[Begin Excerpted records]

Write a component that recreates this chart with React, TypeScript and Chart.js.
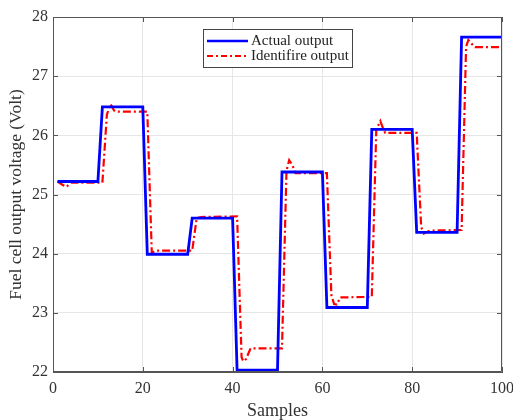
import React, { useEffect, useRef } from "react";
import { Chart, registerables } from "chart.js";

Chart.register(...registerables);

const xTicks = [0, 20, 40, 60, 80, 100];
const yTicks = [22, 23, 24, 25, 26, 27, 28];

const actualSamples = [1, 10, 11, 20, 21, 30, 31, 40, 41, 50, 51, 60, 61, 70, 71, 80, 81, 90, 91, 100];
const actualValues = [
  25.22, 25.22, 26.48, 26.48, 23.99, 23.99, 24.6, 24.6, 22.03, 22.03,
  25.38, 25.38, 23.09, 23.09, 26.1, 26.1, 24.36, 24.36, 27.66, 27.66,
];

const identSamples = [
  1, 2, 3, 4, 11,
  12, 12.8, 13.6, 14, 21,
  22, 23, 31,
  32, 33, 41,
  42, 42.4, 43, 44, 51,
  52, 52.6, 53.3, 54, 61,
  62, 62.6, 63.2, 64, 71,
  72, 72.9, 73.6, 74, 81,
  82, 82.6, 84, 91,
  92, 92.5, 93.2, 94, 100,
];
const identValues = [
  25.22, 25.17, 25.13, 25.2, 25.2,
  26.35, 26.53, 26.42, 26.4, 26.4,
  24.02, 24.05, 24.05,
  24.6, 24.62, 24.63,
  22.25, 22.18, 22.22, 22.4, 22.4,
  25.4, 25.58, 25.5, 25.36, 25.36,
  23.3, 23.15, 23.14, 23.26, 23.27,
  26.1, 26.24, 26.1, 26.04, 26.04,
  24.45, 24.34, 24.39, 24.4,
  27.5, 27.61, 27.55, 27.49, 27.49,
];

const seriesLabels = ["Actual output", "Identifire output"];
const seriesColors = ["#0000ff", "#ff0000"];
const xTitle = "Samples";
const yTitle = "Fuel cell output voltage (Volt)";

const FONT = "'Liberation Serif', 'Times New Roman', serif";
const AXIS_COLOR = "#555555";
const TEXT_COLOR = "#333333";
const RED_DASH = [8, 3, 2, 3];

const boxPlugin = {
  id: "matlabBox",
  afterDraw(chart: any) {
    const { ctx, chartArea } = chart;
    const { left, right, top, bottom } = chartArea;
    const xs = chart.scales.x;
    const ys = chart.scales.y;
    ctx.save();
    ctx.strokeStyle = AXIS_COLOR;
    ctx.lineWidth = 1;
    ctx.beginPath();
    ctx.moveTo(left + 0.5, top + 0.5);
    ctx.lineTo(right - 0.5, top + 0.5);
    ctx.lineTo(right - 0.5, bottom - 0.5);
    ctx.lineTo(left + 0.5, bottom - 0.5);
    ctx.closePath();
    ctx.stroke();
    const tl = 5;
    ctx.beginPath();
    xTicks.forEach((v) => {
      const px = Math.round(xs.getPixelForValue(v)) + 0.5;
      ctx.moveTo(px, bottom);
      ctx.lineTo(px, bottom - tl);
      ctx.moveTo(px, top);
      ctx.lineTo(px, top + tl);
    });
    yTicks.forEach((v) => {
      const py = Math.round(ys.getPixelForValue(v)) + 0.5;
      ctx.moveTo(left, py);
      ctx.lineTo(left + tl, py);
      ctx.moveTo(right, py);
      ctx.lineTo(right - tl, py);
    });
    ctx.stroke();

    // legend
    const lx = left + 150;
    const ly = top + 12;
    const lw = 149;
    const lh = 38;
    ctx.fillStyle = "#ffffff";
    ctx.fillRect(lx, ly, lw, lh);
    ctx.strokeStyle = "#444444";
    ctx.lineWidth = 1;
    ctx.strokeRect(lx + 0.5, ly + 0.5, lw, lh);
    const rows = [ly + 12, ly + 27];
    ctx.font = `15px ${FONT}`;
    ctx.textBaseline = "middle";
    ctx.textAlign = "left";
    rows.forEach((ry, i) => {
      ctx.beginPath();
      ctx.strokeStyle = seriesColors[i];
      ctx.lineWidth = i === 0 ? 2.5 : 2;
      ctx.setLineDash(i === 0 ? [] : [6, 3, 2, 3]);
      ctx.moveTo(lx + 4, ry);
      ctx.lineTo(lx + 45, ry);
      ctx.stroke();
      ctx.setLineDash([]);
      ctx.fillStyle = "#222222";
      ctx.fillText(seriesLabels[i], lx + 48, ry);
    });
    ctx.restore();
  },
};

export default function App() {
  const ref = useRef<HTMLCanvasElement | null>(null);

  useEffect(() => {
    document.body.style.margin = "0";
    const canvas = ref.current;
    if (!canvas) return;
    const chart = new Chart(canvas, {
      type: "line",
      data: {
        datasets: [
          {
            label: seriesLabels[0],
            data: actualSamples.map((x, i) => ({ x, y: actualValues[i] })),
            borderColor: seriesColors[0],
            backgroundColor: seriesColors[0],
            borderWidth: 2.8,
            pointRadius: 0,
            tension: 0,
            fill: false,
          },
          {
            label: seriesLabels[1],
            data: identSamples.map((x, i) => ({ x, y: identValues[i] })),
            borderColor: seriesColors[1],
            backgroundColor: seriesColors[1],
            borderWidth: 2.2,
            borderDash: RED_DASH,
            pointRadius: 0,
            tension: 0,
            fill: false,
          },
        ],
      },
      options: {
        responsive: false,
        animation: false,
        devicePixelRatio: 1,
        layout: { padding: { top: 17, right: 11, left: 0, bottom: 0 } },
        plugins: {
          legend: { display: false },
          tooltip: { enabled: false },
        },
        scales: {
          x: {
            type: "linear",
            min: 0,
            max: 100,
            afterFit: (s: any) => {
              s.height = 48;
              s.paddingLeft = 0;
              s.paddingRight = 0;
            },
            afterBuildTicks: (s: any) => {
              s.ticks = xTicks.map((v) => ({ value: v }));
            },
            grid: { color: "#e6e6e6", drawTicks: false, lineWidth: 1 },
            border: { display: true, color: AXIS_COLOR },
            ticks: {
              padding: 7,
              color: TEXT_COLOR,
              font: { family: FONT, size: 16 },
              maxRotation: 0,
            },
            title: {
              display: true,
              text: xTitle,
              color: TEXT_COLOR,
              font: { family: FONT, size: 18, lineHeight: 1 },
              padding: { top: 0, bottom: 0 },
            },
          },
          y: {
            type: "linear",
            min: 22,
            max: 28,
            afterFit: (s: any) => {
              s.width = 53;
              s.paddingTop = 0;
              s.paddingBottom = 0;
            },
            afterBuildTicks: (s: any) => {
              s.ticks = yTicks.map((v) => ({ value: v }));
            },
            grid: { color: "#e6e6e6", drawTicks: false, lineWidth: 1 },
            border: { display: true, color: AXIS_COLOR },
            ticks: {
              padding: 5,
              color: TEXT_COLOR,
              font: { family: FONT, size: 16 },
            },
            title: {
              display: true,
              text: yTitle,
              color: TEXT_COLOR,
              font: { family: FONT, size: 17.5, lineHeight: 1.2 },
              padding: { top: 6, bottom: 0 },
            },
          },
        },
      },
      plugins: [boxPlugin],
    });
    return () => chart.destroy();
  }, []);

  return (
    <div style={{ width: 513, height: 420, overflow: "hidden" }}>
      <canvas ref={ref} width={513} height={420} style={{ display: "block" }} />
    </div>
  );
}
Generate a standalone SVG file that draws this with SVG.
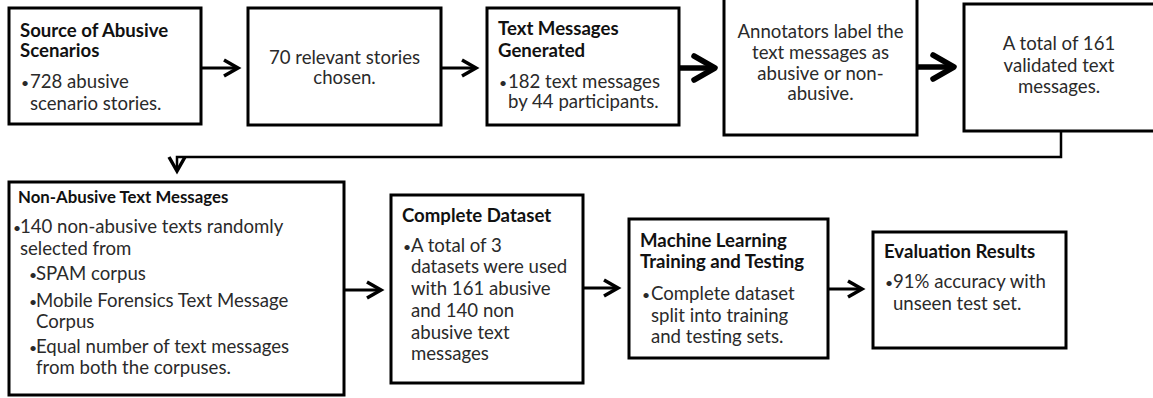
<svg xmlns="http://www.w3.org/2000/svg" width="1153" height="398" viewBox="0 0 1153 398">
  <style>
    .box { fill: #fff; stroke: #000; stroke-width: 3; }
    .t { font-family: Lato, "Open Sans", "Liberation Sans", sans-serif; font-size: 18.6px; fill: #2a2a2a; }
    .h { font-family: Lato, "Open Sans", "Liberation Sans", sans-serif; font-size: 18.6px; font-weight: bold; fill: #111; }
    .hs { font-size: 16.8px; }
    .b { font-size: 14px; }
    .c { text-anchor: middle; }
    .thin { fill: none; stroke: #000; stroke-width: 3; }
    .link { fill: none; stroke: #000; stroke-width: 2.5; }
    .thick { fill: none; stroke: #000; stroke-width: 5.5; }
  </style>
  <defs>
    <!-- open chevron heads, sized in user units -->
    <marker id="head" viewBox="-20 -12 24 24" refX="0" refY="0" markerWidth="24" markerHeight="24" markerUnits="userSpaceOnUse" orient="auto" overflow="visible">
      <path d="M-14,-8 L0,0 L-14,8" fill="none" stroke="#000" stroke-width="3.5" stroke-linejoin="miter"/>
    </marker>
    <marker id="headBig" viewBox="-26 -16 30 32" refX="0" refY="0" markerWidth="30" markerHeight="32" markerUnits="userSpaceOnUse" orient="auto" overflow="visible">
      <path d="M-21,-12 L0,0 L-21,12" fill="none" stroke="#000" stroke-width="5.5" stroke-linejoin="round" stroke-linecap="round"/>
    </marker>
  </defs>

  <g id="connectors">
    <path class="thin" d="M202,68 H238" marker-end="url(#head)"/>
    <path class="thin" d="M441,68 H476" marker-end="url(#head)"/>
    <path class="thick" d="M680,68 H715" marker-end="url(#headBig)"/>
    <path class="thick" d="M918,67 H954" marker-end="url(#headBig)"/>
    <path class="link" d="M1061,131 V157 H177 V171" marker-end="url(#head)"/>
    <path class="thin" d="M345,290 H381" marker-end="url(#head)"/>
    <path class="thin" d="M584,288 H618" marker-end="url(#head)"/>
    <path class="thin" d="M829,289 H862" marker-end="url(#head)"/>
  </g>

  <g id="source">
    <rect class="box" x="9" y="8" width="192" height="116"/>
    <text class="h" x="20" y="37">Source of Abusive</text>
    <text class="h" x="20" y="57">Scenarios</text>
    <text class="t" x="21" y="88"><tspan class="b">•</tspan><tspan x="30">728 abusive</tspan></text>
    <text class="t" x="30" y="110">scenario stories.</text>
  </g>

  <g id="stories">
    <rect class="box" x="248" y="8" width="193" height="117"/>
    <text class="t c" x="344.5" y="64">70 relevant stories</text>
    <text class="t c" x="344.5" y="84">chosen.</text>
  </g>

  <g id="generated">
    <rect class="box" x="487" y="8" width="192" height="117"/>
    <text class="h" x="498" y="35">Text Messages</text>
    <text class="h" x="498" y="57">Generated</text>
    <text class="t" x="499" y="88"><tspan class="b">•</tspan><tspan x="508">182 text messages</tspan></text>
    <text class="t" x="508" y="108">by 44 participants.</text>
  </g>

  <g id="annotators">
    <rect class="box" x="724" y="-3" width="193" height="138"/>
    <text class="t c" x="820.5" y="38">Annotators label the</text>
    <text class="t c" x="820.5" y="59">text messages as</text>
    <text class="t c" x="820.5" y="80">abusive or non-</text>
    <text class="t c" x="820.5" y="100">abusive.</text>
  </g>

  <g id="validated">
    <rect class="box" x="964" y="4" width="200" height="127"/>
    <text class="t c" x="1059" y="50">A total of 161</text>
    <text class="t c" x="1059" y="72">validated text</text>
    <text class="t c" x="1059" y="93">messages.</text>
  </g>

  <g id="non-abusive">
    <rect class="box" x="9" y="182" width="335" height="213"/>
    <text class="h hs" x="18" y="203">Non-Abusive Text Messages</text>
    <text class="t" x="13" y="233"><tspan class="b">•</tspan><tspan x="20">140 non-abusive texts randomly</tspan></text>
    <text class="t" x="20" y="255">selected from</text>
    <text class="t" x="29" y="280"><tspan class="b">•</tspan><tspan x="36">SPAM corpus</tspan></text>
    <text class="t" x="29" y="307"><tspan class="b">•</tspan><tspan x="36">Mobile Forensics Text Message</tspan></text>
    <text class="t" x="36" y="328">Corpus</text>
    <text class="t" x="29" y="353"><tspan class="b">•</tspan><tspan x="36">Equal number of text messages</tspan></text>
    <text class="t" x="36" y="374">from both the corpuses.</text>
  </g>

  <g id="dataset">
    <rect class="box" x="391" y="195" width="192" height="188"/>
    <text class="h" x="402" y="222">Complete Dataset</text>
    <text class="t" x="403" y="252"><tspan class="b">•</tspan><tspan x="411">A total of 3</tspan></text>
    <text class="t" x="411" y="273">datasets were used</text>
    <text class="t" x="411" y="295">with 161 abusive</text>
    <text class="t" x="411" y="317">and 140 non</text>
    <text class="t" x="411" y="339">abusive text</text>
    <text class="t" x="411" y="360">messages</text>
  </g>

  <g id="training">
    <rect class="box" x="629" y="219" width="199" height="139"/>
    <text class="h" x="640" y="247">Machine Learning</text>
    <text class="h" x="640" y="268">Training and Testing</text>
    <text class="t" x="642" y="300"><tspan class="b">•</tspan><tspan x="651">Complete dataset</tspan></text>
    <text class="t" x="651" y="322">split into training</text>
    <text class="t" x="651" y="343">and testing sets.</text>
  </g>

  <g id="evaluation">
    <rect class="box" x="873" y="232" width="193" height="116"/>
    <text class="h" x="884" y="258">Evaluation Results</text>
    <text class="t" x="885" y="288"><tspan class="b">•</tspan><tspan x="893">91% accuracy with</tspan></text>
    <text class="t" x="893" y="310">unseen test set.</text>
  </g>
</svg>
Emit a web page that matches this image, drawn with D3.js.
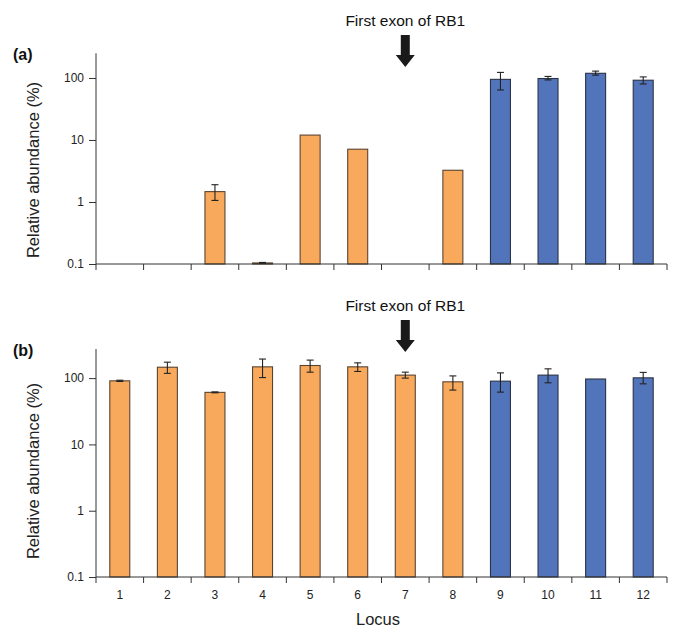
<!DOCTYPE html>
<html><head><meta charset="utf-8">
<script src="https://cdn.jsdelivr.net/npm/d3@7"></script>
<style>body{margin:0;background:#fff}svg{display:block;font-family:"Liberation Sans",Arial,Helvetica,sans-serif}</style>
</head><body><svg id="c" width="685" height="639"></svg>
<script>
const loci = ["1","2","3","4","5","6","7","8","9","10","11","12"];
const groups = ["o","o","o","o","o","o","o","o","b","b","b","b"];
// Panel (a)
const valuesA = [null, null, 1.47, 0.104, 12, 7.1, null, 3.25, 95, 98, 119, 92];
const errLoA  = [null, null, 1.06, 0.102, null, null, null, null, 64, 93, 111, 80];
const errHiA  = [null, null, 1.9, 0.106, null, null, null, null, 123, 106, 129, 104];
// Panel (b)
const valuesB = [91, 146, 61, 148, 155, 148, 111, 88, 90, 111, 97, 101];
const errLoB  = [89, 118, 60, 102, 123, 126, 100, 66, 61.5, 85, null, 82];
const errHiB  = [93, 174, 62, 194, 187, 170, 123, 108, 120, 138, null, 122];
const yTicks = [0.1, 1, 10, 100];
const arrowLocus = "7";
const arrowText = "First exon of RB1";

const colors = {o:"#F9A95C", b:"#5274BA"};
const strokes = {o:"#5a4430", b:"#2b3346"};
const svg = d3.select("#c");
const x = d3.scaleBand().domain(loci).range([96, 667]).paddingInner(0).paddingOuter(0);
const bw = x.bandwidth()*0.42;

function panel(cfg){
  const y = d3.scaleLog().domain([0.1, cfg.ymax]).range([cfg.y0, cfg.y1]);
  const g = svg.append("g");
  cfg.vals.forEach((v,i)=>{
    if(v==null) return;
    const cx = x(loci[i]) + x.bandwidth()/2;
    g.append("rect").attr("x", cx-bw/2).attr("y", y(v)).attr("width", bw)
     .attr("height", y(0.1)-y(v)).attr("fill", colors[groups[i]])
     .attr("stroke", strokes[groups[i]]).attr("stroke-width",1.1);
  });
  cfg.vals.forEach((v,i)=>{
    if(v==null || cfg.lo[i]==null) return;
    const cx = x(loci[i]) + x.bandwidth()/2;
    const e = g.append("g").attr("stroke","#222").attr("stroke-width",1.1);
    e.append("line").attr("x1",cx).attr("x2",cx).attr("y1",y(cfg.lo[i])).attr("y2",y(cfg.hi[i]));
    [cfg.lo[i], cfg.hi[i]].forEach(t=>e.append("line").attr("x1",cx-3.5).attr("x2",cx+3.5).attr("y1",y(t)).attr("y2",y(t)));
  });
  const ya = d3.axisLeft(y).tickValues(yTicks).tickFormat(d=>String(d)).tickSize(7).tickPadding(5);
  const yg = g.append("g").attr("transform","translate(96,0)").call(ya);
  yg.select(".domain").attr("d", `M0,${cfg.y0}V${cfg.y1}`).attr("stroke","#333");
  yg.selectAll(".tick line").attr("stroke","#333");
  yg.selectAll("text").attr("font-size",12).attr("fill","#222");
  const xg = g.append("g").attr("transform",`translate(0,${cfg.y0})`);
  xg.append("line").attr("x1",96).attr("x2",667).attr("stroke","#333");
  const bounds = loci.map(l=>x(l)).concat([x.range()[1]]);
  bounds.forEach(b=>xg.append("line").attr("x1",b).attr("x2",b).attr("y1",0).attr("y2",6).attr("stroke","#333"));
  if(cfg.labels){
    loci.forEach(l=>xg.append("text").attr("x",x(l)+x.bandwidth()/2).attr("y",21.5)
      .attr("text-anchor","middle").attr("font-size",12).attr("fill","#222").text(l));
  }
  svg.append("text").attr("transform",`translate(39,${cfg.ty}) rotate(-90)`).attr("text-anchor","middle")
    .attr("font-size",16.5).attr("fill","#222").text("Relative abundance (%)");
  svg.append("text").attr("x",13).attr("y",cfg.ly).attr("font-size",16).attr("font-weight","bold").attr("fill","#111").text(cfg.label);
  const ax = x(arrowLocus) + x.bandwidth()/2;
  svg.append("text").attr("x",ax).attr("y",cfg.ay-9).attr("text-anchor","middle").attr("font-size",15.5).attr("fill","#111").text(arrowText);
  const a0=cfg.ay, a1=cfg.ay+20, a2=cfg.ay+32;
  svg.append("path").attr("d",`M${ax-4.5},${a0}H${ax+4.5}V${a1}H${ax+9.5}L${ax},${a2}L${ax-9.5},${a1}H${ax-4.5}Z`).attr("fill","#1a1a1a");
}

panel({y0:264, y1:53.3, ymax:250, vals:valuesA, lo:errLoA, hi:errHiA, labels:false, ty:170, ly:60, label:"(a)", ay:35});
panel({y0:577, y1:349, ymax:275, vals:valuesB, lo:errLoB, hi:errHiB, labels:true, ty:471, ly:356, label:"(b)", ay:320});
svg.append("text").attr("x",378).attr("y",625).attr("text-anchor","middle").attr("font-size",16.5).attr("fill","#222").text("Locus");
</script></body></html>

[End Excerpted records]

Reproduce exactly the run of lines that opens the listing and closes with the line holding "Chart.register(...registerables);". Pictures are excluded.

Write a component that recreates this chart with React, TypeScript and Chart.js.
import React, { useEffect, useRef } from "react";
import { Chart, registerables } from "chart.js";

Chart.register(...registerables);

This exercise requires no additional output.